O Ministério Público Federal de Mato Grosso do Sul (MPF-MS) já tinha criticado a Funai por não ter autorizado uma viagem solicitada pela Coordenação Regional de Dourados (MS) e afirmou que estuda uma possível instauração de procedimento sobre discriminação étnica. "Cabe destacar que o referido memorando descumpre medidas cautelares concedidas pela Comissão Interamericana de Direitos Humanos (CIDH) da OEA em Guyraroka, que é uma área não regularizada".

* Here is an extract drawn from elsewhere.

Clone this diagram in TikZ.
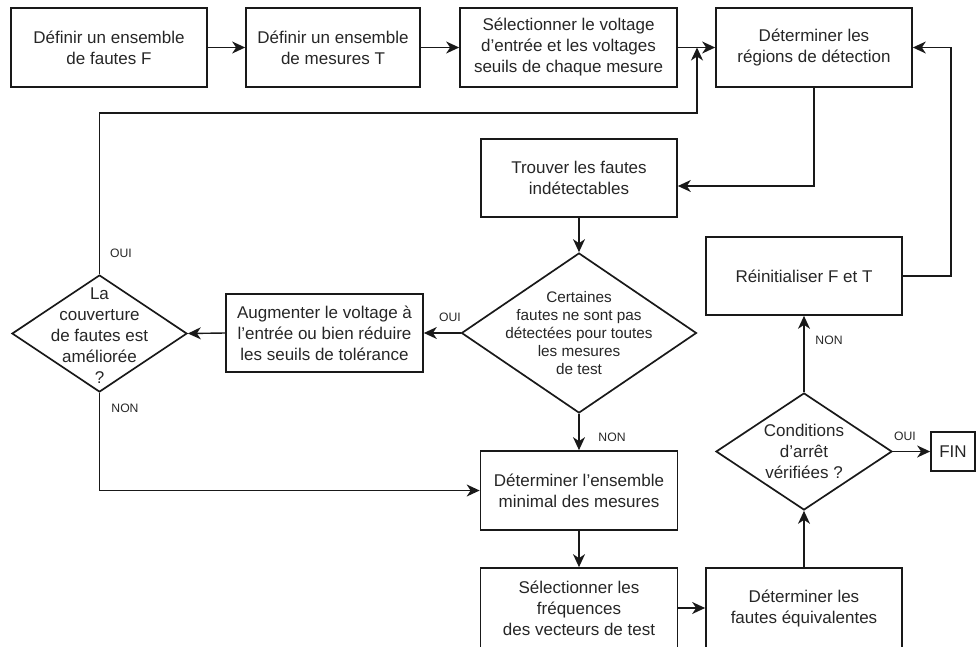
\documentclass[tikz,border=0pt]{standalone}
\usepackage{fontspec}
\setmainfont{Liberation Sans}
\usetikzlibrary{shapes.geometric,arrows.meta,calc}
\tikzset{
  boxnode/.style={draw=black!90, line width=1.7pt, rectangle, align=center, inner sep=2pt,
    font=\fontsize{17}{21}\selectfont, text=black!85},
  dia/.style={draw=black!90, line width=1.7pt, diamond, inner sep=0pt, aspect=1.5},
  diatext/.style={align=center, font=\fontsize{17}{21}\selectfont, text=black!85},
  diatextsmall/.style={align=center, font=\fontsize{15.3}{18}\selectfont, text=black!85},
  arr/.style={draw=black!90, line width=1.4pt, -{Stealth[length=13pt,width=12pt,inset=4pt]}},
  lab/.style={font=\fontsize{12.2}{14}\selectfont, text=black!85, inner sep=0pt}
}
\begin{document}
\begin{tikzpicture}[x=1pt,y=-1pt]
\useasboundingbox (0,0) rectangle (978,646);
% top row
\node[boxnode, minimum width=196pt, minimum height=79pt] (b1) at (109,47.5) {Définir un ensemble\\de fautes F};
\node[boxnode, minimum width=174pt, minimum height=79pt] (b2) at (333,47.5) {Définir un ensemble\\de mesures T};
\node[boxnode, minimum width=217pt, minimum height=79pt] (b3) at (568.5,47.5) {Sélectionner le voltage\\d’entrée et les voltages\\seuils de chaque mesure};
\node[boxnode, minimum width=196pt, minimum height=79pt] (b4) at (814,47.5) {Déterminer les\\régions de détection};
% middle
\node[boxnode, minimum width=196pt, minimum height=78pt] (tr) at (579,178) {Trouver les fautes\\indétectables};
\node[dia, minimum width=235pt, minimum height=160pt,
  label={[diatextsmall]center:{Certaines\\fautes ne sont pas\\détectées pour toutes\\les mesures\\de test}}] (d1) at (579,333) {};
\node[boxnode, minimum width=197pt, minimum height=78pt] (au) at (324.5,333) {Augmenter le voltage à\\l’entrée ou bien réduire\\les seuils de tolérance};
\node[dia, minimum width=175pt, minimum height=117pt,
  label={[diatext, yshift=-2pt]center:{La\\couverture\\de fautes est\\améliorée\\?}}] (d2) at (99.5,333.5) {};
\node[boxnode, minimum width=196pt, minimum height=78pt] (re) at (804,276) {Réinitialiser F et T};
% bottom
\node[boxnode, minimum width=197pt, minimum height=79pt] (de) at (579,490.5) {Déterminer l’ensemble\\minimal des mesures};
\node[boxnode, minimum width=197pt, minimum height=80pt] (sf) at (579,608) {Sélectionner les\\fréquences\\des vecteurs de test};
\node[boxnode, minimum width=196pt, minimum height=80pt] (fe) at (804,608) {Déterminer les\\fautes équivalentes};
\node[dia, minimum width=176pt, minimum height=117pt,
  label={[diatext]center:{Conditions\\d’arrêt\\vérifiées ?}}] (d3) at (804,451.5) {};
\node[boxnode, minimum width=44pt, minimum height=39pt, inner sep=1pt] (fin) at (953,451.5) {FIN};
% helper coordinates
\coordinate (j1) at (697,47.5);
\coordinate (t1) at (697,113);
\coordinate (t3) at (951,47.5);
% connectors
\draw[arr] (b1) -- (b2);
\draw[arr] (b2) -- (b3);
\draw[arr] (b3) -- (b4);
\draw[arr] (d2.north) |- (t1) -- (j1);
\draw[arr] (b4.south) |- ([yshift=-8pt]tr.east);
\draw[arr] (tr.south) -- (d1.north);
\draw[arr] (d1.west) -- (au.east);
\draw[arr] (au.west) -- (d2.east);
\draw[arr] (d2.south) |- (de.west);
\draw[arr] (d1.south) -- (de.north);
\draw[arr] (de.south) -- (sf.north);
\draw[arr] (sf.east) -- (fe.west);
\draw[arr] (fe.north) -- (d3.south);
\draw[arr] (d3.north) -- (re.south);
\draw[arr] (d3.east) -- (fin.west);
\draw[arr] (re.east) -| (t3) -- (b4.east);
% labels
\node[lab] (l1) at (121,253) {OUI};
\node[lab] (l2) at (125,408.5) {NON};
\node[lab] (l3) at (450,317) {OUI};
\node[lab] (l4) at (612,437) {NON};
\node[lab] (l5) at (829,340) {NON};
\node[lab] (l6) at (905,436) {OUI};
\end{tikzpicture}
\end{document}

Levantamento feito pelo GLOBO a partir de dados do Instituto Socioambiental ( ISA ) mostra, que das 54 terras com presença desses nativos, 44 estão com processo de demarcação concluído. As demais, todas elas na Amazônia, ficarão sem visitas de indigenistas e servidores que necessitam de autorização da fundação para continuar as expedições de localização e reconhecimento desses povos.
Dos 120 registros de índios isolados identificados pelo ISA na Amazônia, distribuídos em 86 territórios, 28 já tiveram presença confirmada de índios isolados e outros 92 permanecem em estudo e qualificação pela Funai. Com a nova orientação, 51 desses estudos serão interrompidos, e, dos 28 registros já confirmados, cinco deixarão de ser monitorados. A Constituição prevê que, quando é confirmada a existência de um povo indígena isolado, o Estado tem obrigação de protegê-lo.